Curvature-Dependant Global Convergence Rates for Optimization on Manifolds of Bounded Geometry

TL;DR

This paper establishes curvature-dependent convergence rates for optimization algorithms on manifolds of bounded geometry, providing tighter bounds on the Hessian norm and explicit calculations for common manifolds.

Contribution

It introduces improved bounds on the Hessian norm of the exponential map and derives curvature-dependent convergence rates for Riemannian gradient descent and trivialization algorithms.

Findings

Derived explicit curvature-dependent convergence rates.

Provided tighter bounds on the Hessian norm of the exponential map.

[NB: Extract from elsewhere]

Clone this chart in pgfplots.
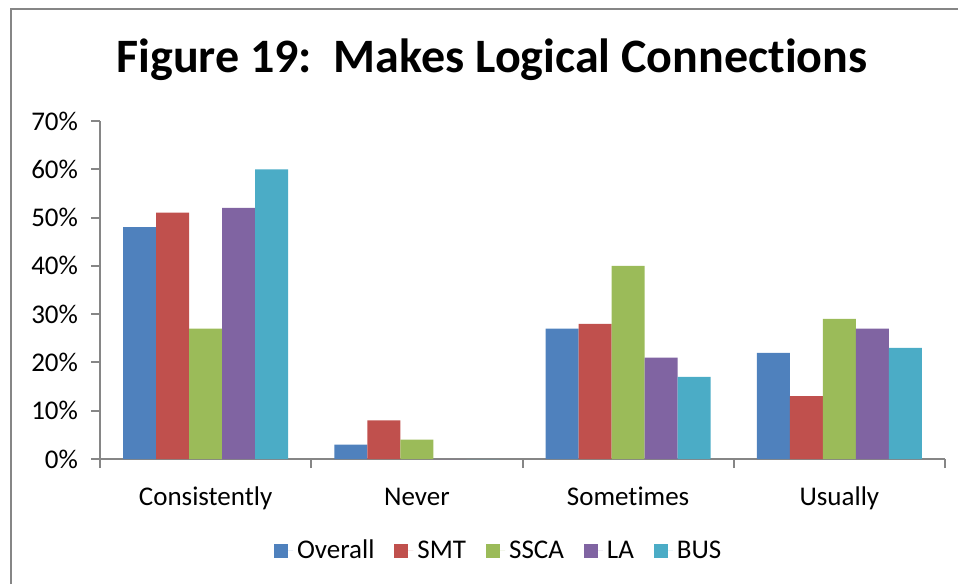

Applied results to manifolds like the special orthogonal group and Grassmannian.

Abstract

We give curvature-dependant convergence rates for the optimization of weakly convex functions defined on a manifold of 1-bounded geometry via Riemannian gradient descent and via the dynamic trivialization algorithm. In order to do this, we give a tighter bound on the norm of the Hessian of the Riemannian exponential than the previously known. We compute these bounds explicitly for some manifolds commonly used in the optimization literature such as the special orthogonal group and the real Grassmannian. Along the way, we present self-contained proofs of fully general bounds on the norm of the differential of the exponential map and certain cosine inequalities on manifolds, which are commonly used in optimization on manifolds.